2019 Election: Delhi Refused Pakistan Army Olive Branch, NYT Says

SRINAGAR: Pakistan army’s bid to reach out to India with a proposal to revive peace talks have not succeeded, the New York Times has reported. The initiative preceded Imran Khan’s takeover as the Prime Minister of Pakistan and had come directly from the GHQ in Rawalpandi.

Army Chief General Bipin Rawat

“The outreach, initiated by the army’s top commander, Gen. Qamar Javed Bajwa, began months before Pakistan’s national elections. Pakistan offered to resume on-and-off talks with India over their border dispute in the Kashmir region, which stalled in 2015 as violence flared up there,” the NYT’s Maria Abi-Habib reported from Islamabad. “A key objective for Pakistan in reaching out to India is to open barriers to trade between the countries, which would give Pakistan more access to regional markets. Any eventual peace talks over Kashmir are likely to involve an increase in bilateral trade as a confidence-building measure.”
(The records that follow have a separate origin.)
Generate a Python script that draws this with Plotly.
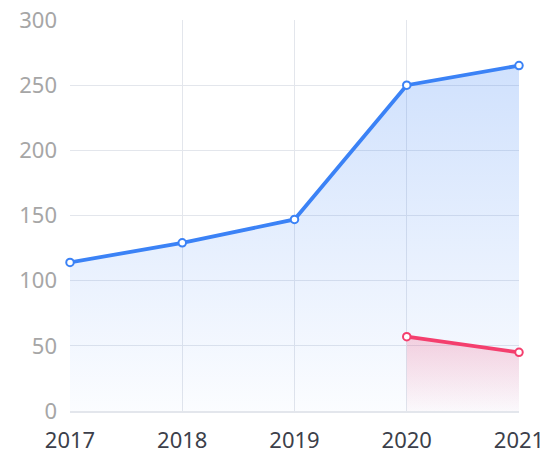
import plotly.graph_objects as go

years = ["2017", "2018", "2019", "2020", "2021"]
blue_values = [114, 129, 147, 250, 265]
red_years = ["2020", "2021"]
red_values = [57, 45]
y_ticks = [0, 50, 100, 150, 200, 250, 300]

BLUE = "#3b82f6"
RED = "#f43f6e"

fig = go.Figure()
fig.add_trace(go.Scatter(
    x=years, y=blue_values, mode="lines+markers",
    line=dict(color=BLUE, width=3.8),
    marker=dict(size=7.5, color="white", line=dict(color=BLUE, width=2)),
    fill="tozeroy",
    fillgradient=dict(type="vertical", colorscale=[[0, "rgba(59,130,246,0.02)"], [1, "rgba(59,130,246,0.24)"]]),
    hoverinfo="skip", cliponaxis=False,
))
fig.add_trace(go.Scatter(
    x=red_years, y=red_values, mode="lines+markers",
    line=dict(color=RED, width=3.8),
    marker=dict(size=7.5, color="white", line=dict(color=RED, width=2)),
    fill="tozeroy",
    fillgradient=dict(type="vertical", colorscale=[[0, "rgba(244,63,110,0.02)"], [1, "rgba(244,63,110,0.22)"]]),
    hoverinfo="skip", cliponaxis=False,
))

fig.update_layout(
    width=552, height=460,
    margin=dict(l=70, r=33, t=20, b=49),
    paper_bgcolor="white", plot_bgcolor="white",
    showlegend=False,
    font=dict(family="Noto Sans, Open Sans, sans-serif"),
)
fig.update_xaxes(
    type="category", range=[0, 4], automargin=False,
    showgrid=True, gridcolor="#e3e6ec", gridwidth=1,
    showline=True, linecolor="#e3e6ec", linewidth=1.5,
    ticks="", ticklabelstandoff=9, ticklabeloverflow="allow",
    tickfont=dict(size=22, color="#3c3f4a"),
    zeroline=False,
)
fig.update_yaxes(
    range=[0, 300], tickvals=y_ticks, automargin=False,
    showgrid=True, gridcolor="#e3e6ec", gridwidth=1,
    showline=False, zeroline=False,
    ticks="", ticklabelstandoff=12, ticklabeloverflow="allow",
    tickfont=dict(size=22, color="#a6a6a6"),
)

# remove the page's default 8px body margin so the 552x460 figure fills the window
fig.write_html(
    "out.html",
    config={"displayModeBar": False},
    post_script="document.body.style.margin='0';",
)
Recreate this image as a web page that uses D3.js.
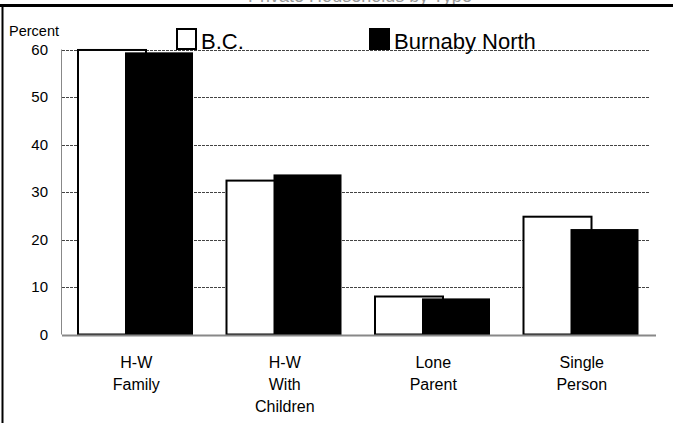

Economically, Pakistan is not in a sound situation. NYT reported Islamabad is expected to ask the “International Monetary Fund for the US $9 billion in the coming weeks, after receiving several billions of dollars in loans from China this year to pay its bills.”

The influential American newspaper said that Pakistan army chief has linked the country’s economy to the region’s security in a hallmark speech in October 2017, which forms the basis of Bajwa doctrine. He is also being seen as “more moderate than his predecessors were on India”, the newspaper said.

File image of Gen Bajwa

His moderation towards Delhi has a strong reason. “The Pakistani general and his Indian counterpart, Gen. Bipin Rawat, served together in a United Nations peacekeeping mission in Congo about a decade ago and get along well,” the newspaper quoted diplomats saying. “This year, General Bajwa said the only way to solve the two countries’ conflict was through dialogue, a rare statement from the military.”

The newspaper further added: “Diplomats say General Bajwa has tried to reach out to General Rawat to initiate talks. But the effort has been stymied by what one diplomat called a “system mismatch.”

The NYT said the army is “Pakistan’s most powerful institution” unlike India where it is “much weaker and could not agree to a peace deal without the civilian government’s approval.” Quoting diplomats in Delhi, the newspaper said the Prime Minister Narendra Modi’s government is “preoccupied with elections” and “does not want talks before then, fearing that if talks collapse — as they have many times before — it could cost them at the polls.” India is going for next general elections in early 2019.

“Till the Indian elections, there cannot be an immediate betterment in bilateral relations,” the newspaper quoted Pakistan Information Minister Fawad Chaudhry saying.  It has mentioned Pakistan Prime Minister’s excerpts from his ‘victory speech’: “If you take one step forward, we will take two steps forward. We need to move ahead.” The NYT believes that Khan’s outreach as “sanctioned by the military.”

The other reason for Pakistan’s outreach, the newspaper quoted diplomats in Islamabad saying, was Beijing’s prodding that she must “stabilize its border with India”. China is investing some US $62 billion in Pakistan, mostly in infrastructure project under CPEC.

Its erstwhile ally, the US has cut more than the US $1 billion aid to Pakistan in January 2018. Days ahead of Trump’s first meeting with the newly elected government in Pakistan, US military is withholding another US $ 300 million aid, the NYT added.